6. We are informed that a certain sum has been deposited by the insurance company and we assume that since no conditions were applied that this amount has been withdrawn by the claimant No. 4 who is the mother. If that has not been done, she is permitted to withdraw that amount along with whatever interest that has been accrued. We however desire that sufficient provision must be made for the respondent No. 4 wife for her future and secondly, out of the balance amount accruing to her share which is substantial having regard to the interest which is added on to the principal, we direct that a sum of Rs. 3,00,000 be invested on her behalf in the same manner, i.e., with the Post Office SB monthly income scheme for 5 periods of 6 years each in order to ensure that she has a regular income hereinafter.

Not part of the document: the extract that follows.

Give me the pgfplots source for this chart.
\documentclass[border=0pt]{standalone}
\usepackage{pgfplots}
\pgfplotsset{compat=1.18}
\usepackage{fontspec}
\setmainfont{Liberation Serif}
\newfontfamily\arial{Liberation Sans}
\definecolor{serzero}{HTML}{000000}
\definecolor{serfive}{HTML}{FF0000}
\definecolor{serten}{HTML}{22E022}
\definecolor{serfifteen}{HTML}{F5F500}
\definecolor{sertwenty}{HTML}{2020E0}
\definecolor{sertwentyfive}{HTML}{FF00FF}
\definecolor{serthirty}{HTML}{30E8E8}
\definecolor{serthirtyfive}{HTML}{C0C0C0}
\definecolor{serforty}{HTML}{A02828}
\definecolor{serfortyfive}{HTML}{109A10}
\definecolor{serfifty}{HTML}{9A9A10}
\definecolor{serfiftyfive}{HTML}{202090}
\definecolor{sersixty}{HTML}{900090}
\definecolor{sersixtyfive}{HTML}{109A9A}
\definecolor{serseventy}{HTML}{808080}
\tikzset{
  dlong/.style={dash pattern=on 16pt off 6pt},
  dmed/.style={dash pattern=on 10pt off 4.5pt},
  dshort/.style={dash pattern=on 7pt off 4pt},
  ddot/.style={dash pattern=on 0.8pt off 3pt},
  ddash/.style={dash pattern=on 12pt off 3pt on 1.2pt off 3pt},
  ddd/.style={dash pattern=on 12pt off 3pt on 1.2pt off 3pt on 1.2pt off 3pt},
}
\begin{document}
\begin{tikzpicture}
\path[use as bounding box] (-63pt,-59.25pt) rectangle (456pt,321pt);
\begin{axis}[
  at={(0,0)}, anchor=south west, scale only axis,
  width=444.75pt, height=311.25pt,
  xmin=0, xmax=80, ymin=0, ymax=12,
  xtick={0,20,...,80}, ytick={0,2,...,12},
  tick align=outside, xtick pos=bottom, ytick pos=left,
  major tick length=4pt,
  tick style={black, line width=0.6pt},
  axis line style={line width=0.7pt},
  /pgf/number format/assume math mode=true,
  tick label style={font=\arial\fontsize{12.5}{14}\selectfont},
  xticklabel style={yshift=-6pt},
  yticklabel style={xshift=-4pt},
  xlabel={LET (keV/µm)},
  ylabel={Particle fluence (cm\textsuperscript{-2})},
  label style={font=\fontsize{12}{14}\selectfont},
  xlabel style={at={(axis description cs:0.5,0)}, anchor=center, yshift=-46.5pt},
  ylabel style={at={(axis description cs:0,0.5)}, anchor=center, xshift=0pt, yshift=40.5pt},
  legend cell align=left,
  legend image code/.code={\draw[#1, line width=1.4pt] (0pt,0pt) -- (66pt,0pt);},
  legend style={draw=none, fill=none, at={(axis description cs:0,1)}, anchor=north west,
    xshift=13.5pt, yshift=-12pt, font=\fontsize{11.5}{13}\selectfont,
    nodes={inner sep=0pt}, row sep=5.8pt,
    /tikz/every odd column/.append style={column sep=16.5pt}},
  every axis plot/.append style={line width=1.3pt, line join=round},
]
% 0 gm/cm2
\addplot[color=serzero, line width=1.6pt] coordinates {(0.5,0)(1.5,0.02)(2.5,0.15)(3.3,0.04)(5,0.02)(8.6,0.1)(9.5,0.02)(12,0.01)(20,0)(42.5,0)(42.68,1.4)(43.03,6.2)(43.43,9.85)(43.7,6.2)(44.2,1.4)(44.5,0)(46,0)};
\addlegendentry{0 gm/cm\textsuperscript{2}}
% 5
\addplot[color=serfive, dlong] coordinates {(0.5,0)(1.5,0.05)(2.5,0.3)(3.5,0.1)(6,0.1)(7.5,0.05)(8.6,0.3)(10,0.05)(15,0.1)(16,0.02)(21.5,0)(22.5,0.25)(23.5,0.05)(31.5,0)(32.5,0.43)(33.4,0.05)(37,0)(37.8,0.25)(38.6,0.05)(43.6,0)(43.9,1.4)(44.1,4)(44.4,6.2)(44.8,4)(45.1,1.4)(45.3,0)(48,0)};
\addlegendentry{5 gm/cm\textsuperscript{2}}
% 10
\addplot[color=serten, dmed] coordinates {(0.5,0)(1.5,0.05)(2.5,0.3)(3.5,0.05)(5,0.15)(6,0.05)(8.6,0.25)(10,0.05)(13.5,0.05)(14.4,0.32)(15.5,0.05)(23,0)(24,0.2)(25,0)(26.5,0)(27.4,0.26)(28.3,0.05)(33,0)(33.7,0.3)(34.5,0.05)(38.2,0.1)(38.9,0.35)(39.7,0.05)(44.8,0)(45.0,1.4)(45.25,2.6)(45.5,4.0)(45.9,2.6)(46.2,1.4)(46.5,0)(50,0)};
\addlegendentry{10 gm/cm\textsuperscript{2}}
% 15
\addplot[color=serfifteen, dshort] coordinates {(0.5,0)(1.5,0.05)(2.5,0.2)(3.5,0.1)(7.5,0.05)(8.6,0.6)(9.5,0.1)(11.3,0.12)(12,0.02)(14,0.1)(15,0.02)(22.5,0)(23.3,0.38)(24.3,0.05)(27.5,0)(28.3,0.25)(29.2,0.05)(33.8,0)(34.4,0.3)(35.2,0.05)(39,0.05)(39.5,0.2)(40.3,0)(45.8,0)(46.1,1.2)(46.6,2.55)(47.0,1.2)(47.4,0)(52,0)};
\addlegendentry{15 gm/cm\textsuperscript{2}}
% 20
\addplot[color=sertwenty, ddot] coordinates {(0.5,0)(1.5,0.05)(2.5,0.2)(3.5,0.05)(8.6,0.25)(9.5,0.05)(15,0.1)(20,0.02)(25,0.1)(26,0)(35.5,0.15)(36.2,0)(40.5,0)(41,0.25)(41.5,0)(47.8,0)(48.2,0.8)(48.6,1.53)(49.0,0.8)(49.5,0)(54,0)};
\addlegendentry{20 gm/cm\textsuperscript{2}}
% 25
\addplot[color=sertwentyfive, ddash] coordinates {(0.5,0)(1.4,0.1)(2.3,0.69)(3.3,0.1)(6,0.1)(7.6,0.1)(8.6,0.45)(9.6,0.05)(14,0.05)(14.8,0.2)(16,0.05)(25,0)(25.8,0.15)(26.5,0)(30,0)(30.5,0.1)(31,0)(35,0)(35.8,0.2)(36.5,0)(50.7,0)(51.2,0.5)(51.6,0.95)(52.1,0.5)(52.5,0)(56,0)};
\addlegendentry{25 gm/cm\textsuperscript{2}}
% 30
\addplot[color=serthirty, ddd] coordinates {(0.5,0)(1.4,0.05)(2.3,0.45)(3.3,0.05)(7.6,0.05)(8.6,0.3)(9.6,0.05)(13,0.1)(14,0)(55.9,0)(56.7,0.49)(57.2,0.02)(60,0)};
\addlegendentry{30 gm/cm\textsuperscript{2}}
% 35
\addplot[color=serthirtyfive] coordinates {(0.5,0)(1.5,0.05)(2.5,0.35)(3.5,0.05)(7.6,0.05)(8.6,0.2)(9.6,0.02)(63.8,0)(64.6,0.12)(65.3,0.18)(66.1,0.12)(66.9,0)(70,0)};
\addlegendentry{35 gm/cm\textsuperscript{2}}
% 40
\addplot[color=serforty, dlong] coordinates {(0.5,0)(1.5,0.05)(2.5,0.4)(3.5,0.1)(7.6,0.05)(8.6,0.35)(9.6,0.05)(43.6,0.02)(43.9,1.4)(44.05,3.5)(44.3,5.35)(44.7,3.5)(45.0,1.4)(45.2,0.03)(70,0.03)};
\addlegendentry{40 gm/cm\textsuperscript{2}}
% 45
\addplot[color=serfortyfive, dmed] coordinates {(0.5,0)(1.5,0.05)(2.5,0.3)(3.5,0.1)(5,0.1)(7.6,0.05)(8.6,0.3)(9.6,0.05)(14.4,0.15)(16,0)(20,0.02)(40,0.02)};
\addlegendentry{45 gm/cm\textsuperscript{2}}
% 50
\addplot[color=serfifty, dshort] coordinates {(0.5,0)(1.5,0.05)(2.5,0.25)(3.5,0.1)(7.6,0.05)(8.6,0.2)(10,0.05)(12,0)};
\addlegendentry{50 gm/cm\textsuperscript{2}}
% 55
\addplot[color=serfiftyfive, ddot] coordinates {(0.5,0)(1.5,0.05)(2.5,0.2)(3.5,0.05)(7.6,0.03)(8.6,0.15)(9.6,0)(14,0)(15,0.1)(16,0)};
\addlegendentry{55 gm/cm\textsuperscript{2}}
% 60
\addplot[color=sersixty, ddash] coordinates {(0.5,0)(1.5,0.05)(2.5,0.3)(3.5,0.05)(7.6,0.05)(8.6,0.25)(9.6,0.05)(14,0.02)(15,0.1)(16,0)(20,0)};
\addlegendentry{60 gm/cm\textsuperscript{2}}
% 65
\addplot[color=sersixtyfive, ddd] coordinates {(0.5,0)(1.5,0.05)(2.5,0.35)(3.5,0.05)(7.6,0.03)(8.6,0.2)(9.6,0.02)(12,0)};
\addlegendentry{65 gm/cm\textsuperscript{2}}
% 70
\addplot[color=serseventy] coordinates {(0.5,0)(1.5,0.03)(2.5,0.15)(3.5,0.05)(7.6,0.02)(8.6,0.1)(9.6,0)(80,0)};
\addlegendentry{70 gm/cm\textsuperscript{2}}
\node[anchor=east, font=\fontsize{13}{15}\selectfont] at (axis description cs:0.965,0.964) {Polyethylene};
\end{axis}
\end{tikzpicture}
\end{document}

The Tribunal shall ensure that these investments are made in a Post Office closest to where the claimants reside. On expiry of the periods in question the amount to be released to the respective claimants. The balance amount in question to be deposited in the Tribunal within an outer limit of 12 weeks from today. On receipt of the amount the Tribunal to act as indicated above.
7. With these directions the appeal which partly succeeds and stand disposed of. Parties to bear their own costs.